Rate filings falling outside the limitation specified in subsection (B) are subject to the prior approval of the director. The director shall approve or disapprove these filings in accordance with the provisions of Sections 38-73-960 and 38-73-990.
(D) Individual automobile insurance companies and member companies of an affiliated group of automobile insurers may utilize different filed rates for automobile insurance coverages in accordance with rating plans filed with and approved by the director. These rating plans may provide for different rates, rating tiers, and rating plans among affiliated companies. For the purpose of this subsection, an affiliated group of automobile insurers includes a group of automobile insurers under common ownership, management, or control.

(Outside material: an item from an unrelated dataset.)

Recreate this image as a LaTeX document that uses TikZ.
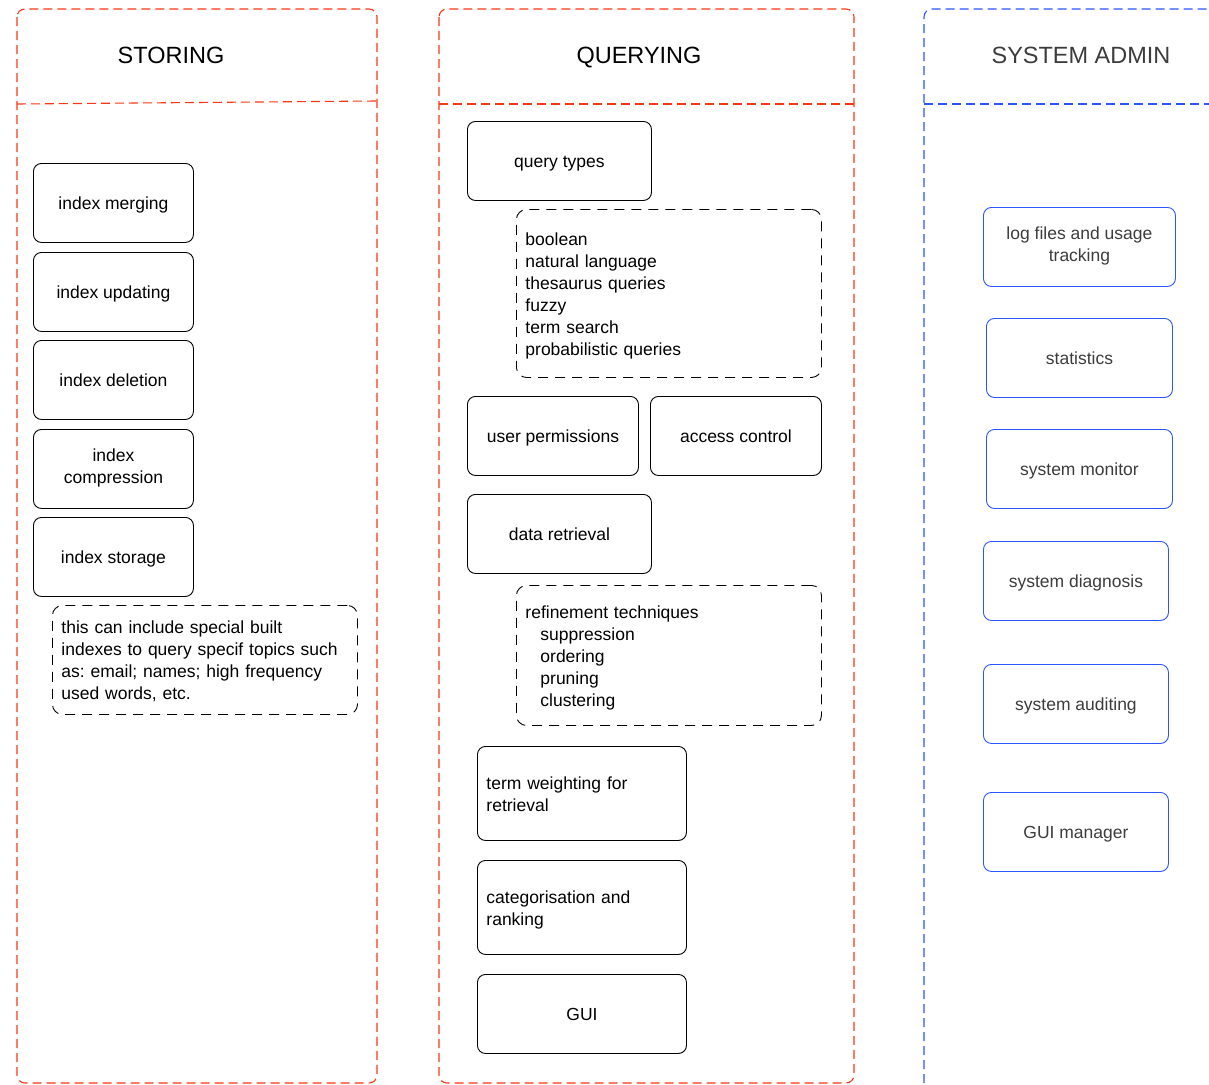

(E) The Director of the Department of Insurance or his designee shall promulgate regulations to implement the provisions of this section.
(F) On or before March 31, 2004, the Director of the Department of Insurance or his designee shall report to the General Assembly on the effectiveness of flexible rating for automobile insurance policies. The report may not include data regarding a specific insurer or insurer group, except data that is in the public record, and must analyze the impact of flexible rating on:
(1) the extent and nature of competition;
(2) size and significance of coverage;
(3) level and range of rates and rate changes among insurers;
(4) extent of consumer complaints to the Department of Insurance;
(5) volume of cancellations and nonrenewals;
(6) changes in the number of policies by territory and by class, including age and sex, in each territory; and
(7) the number of new insured, nonrenewed insured, and business written by each insurer.
(G) This section does not apply to insurers who write only exempt commercial policies. Exempt commercial policies are not subject to prior approval of the department.
HISTORY: Former 1976 Code Section 38-43-90 [1960 (51) 1646; 1962 Code Section 37-658.1; 1969 (56) 239; 1972 (57) 2750] recodified as Section 38-73-910 by 1987 Act No. 155, Section 1; 1993 Act No. 181, Section 783; 1996 Act No. 300, Section 1; 1996 Act No. 360, Section 4; 1996 Act No. 378 Section 4; 1997 Act No. 154, Section 4; 1999 Act No. 4, Section 1; 2000 Act No. 235, Section 8; 2004 Act No. 290, Section 4, eff July 29, 2004.